The decision to join a religious community is not one to be taken lightly. One's spiritual path is personal, yet many feel their lives are more exciting, challenging or rewarding if they are part of a community of like-minded people.
You will find there is no pressure to join the church, though there is a process involved. When you feel you know us well enough to proceed, pick up a Membership Packet from the membership greeter. Fill out the information. It's a great way to guide your thinking about church membership and commitment. Return it to a member of the Membership Team and we will order you a permanent name tag. Then sign up for our Newcomer Orientation Class. There may be three sessions or it could be condensed into a Saturday morning. The class is scheduled several times a year to meet the busy schedules of prospective members. You will learn about Unitarian Universalism in general and our church in particular. You must complete this class prior to signing the membership book. At the end of the course you and your classmates will meet with the minister as a group (individual meetings also can be scheduled) to begin to get to know each other.

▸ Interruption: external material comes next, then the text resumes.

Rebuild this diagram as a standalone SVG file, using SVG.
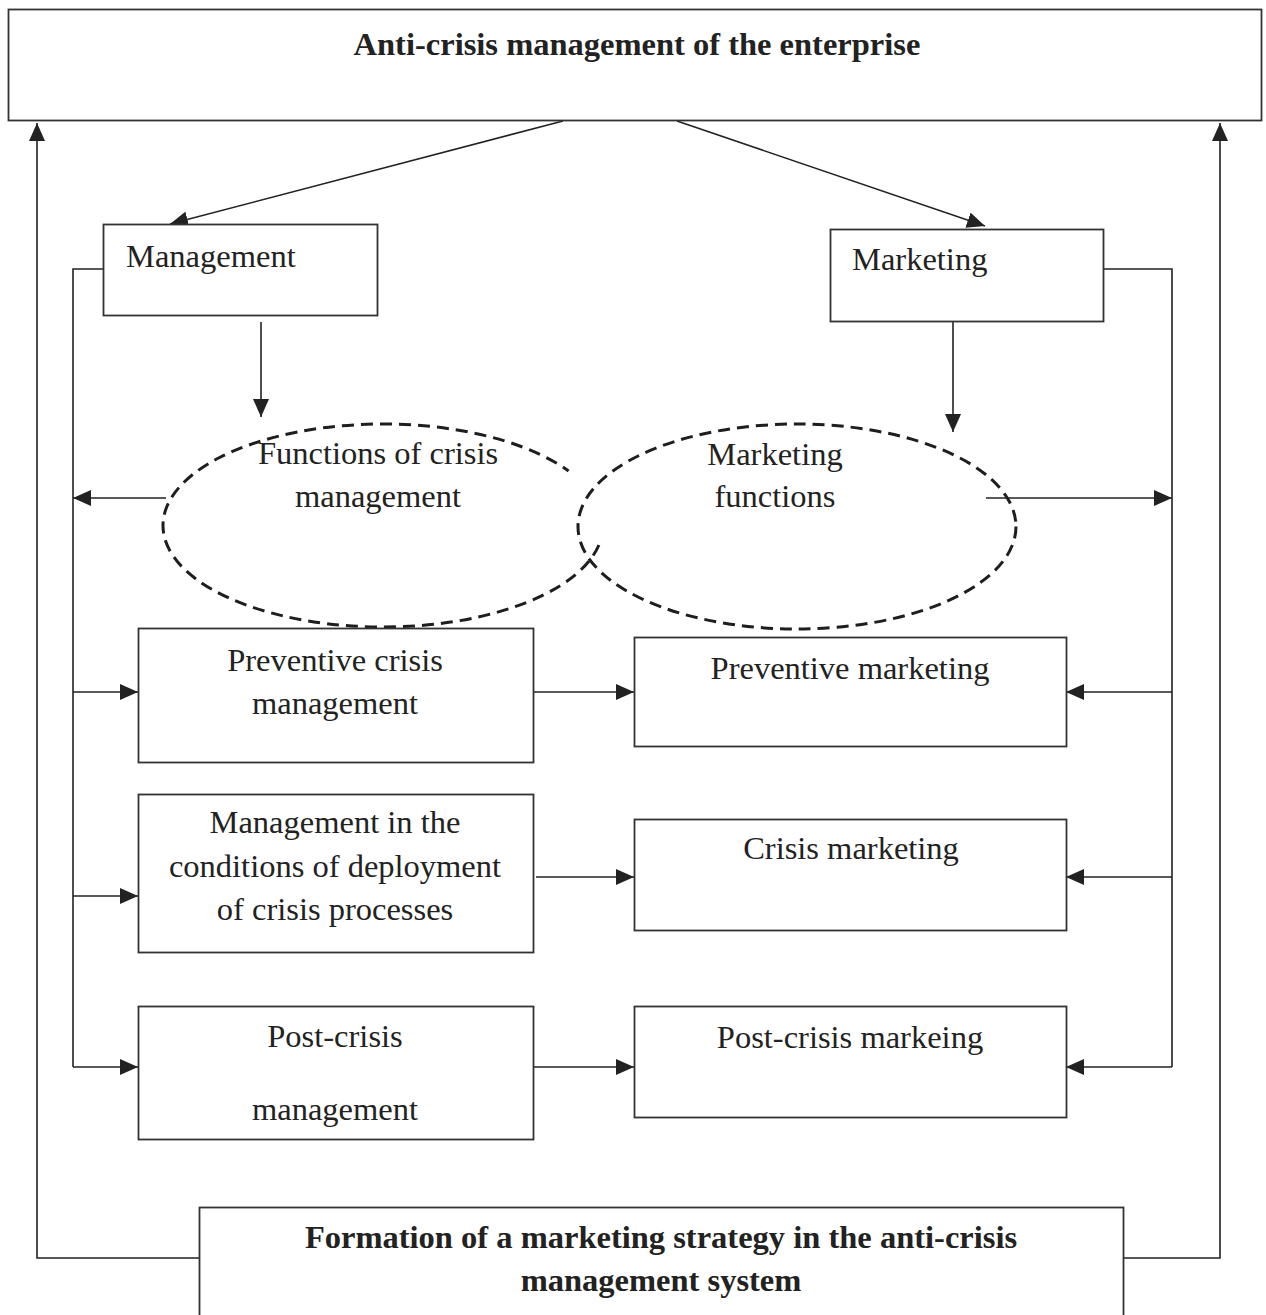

You will then have one-to-one meetings with representatives of the membership and stewardship committees to clarify your and the church's expectations.
Membership is established by your signature in our Membership Book, usually on a "Membership Sunday." Most people go directly from the Newcomer Orientation Class to signing the book, although a few choose to stay a "Friend" for an additional period of time. While we certainly hope you will join us, again there is no pressure on you to do so.

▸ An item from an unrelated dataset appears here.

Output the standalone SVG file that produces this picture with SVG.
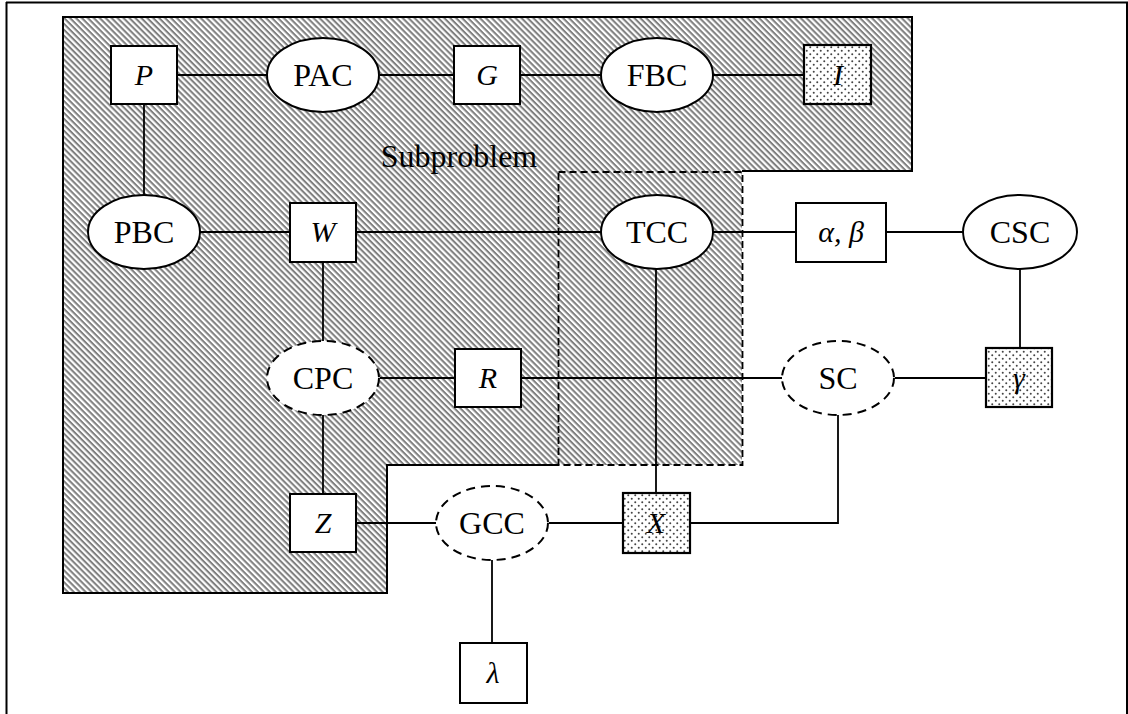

The three segments of the Newcomer Orientation Class are usually presented on a single day. The class is open to anyone who'd like to know more about Unitarian Universalism and our congregation. It is especially recommended for those considering membership in Community UU Church. If you would like to participate, contact firstname.lastname@example.org.

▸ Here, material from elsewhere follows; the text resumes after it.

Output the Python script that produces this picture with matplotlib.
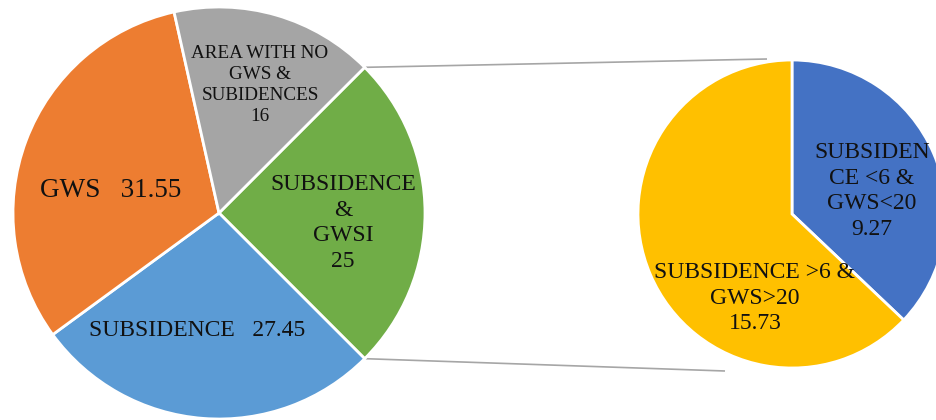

In the first segment, attendees, along with a few current members, discuss their personal beliefs and spiritual backgrounds. The Rev. Patrick Price is on hand, and questions are welcome. The next section focuses on the evolution of Unitarianism, Universalism and the combined denomination. During the third section, long-time members and church leaders discuss the variety of programs and activities available at Community UU Church. Throughout the class, participants also explore the Seven Principles of UU conduct and their application in daily life.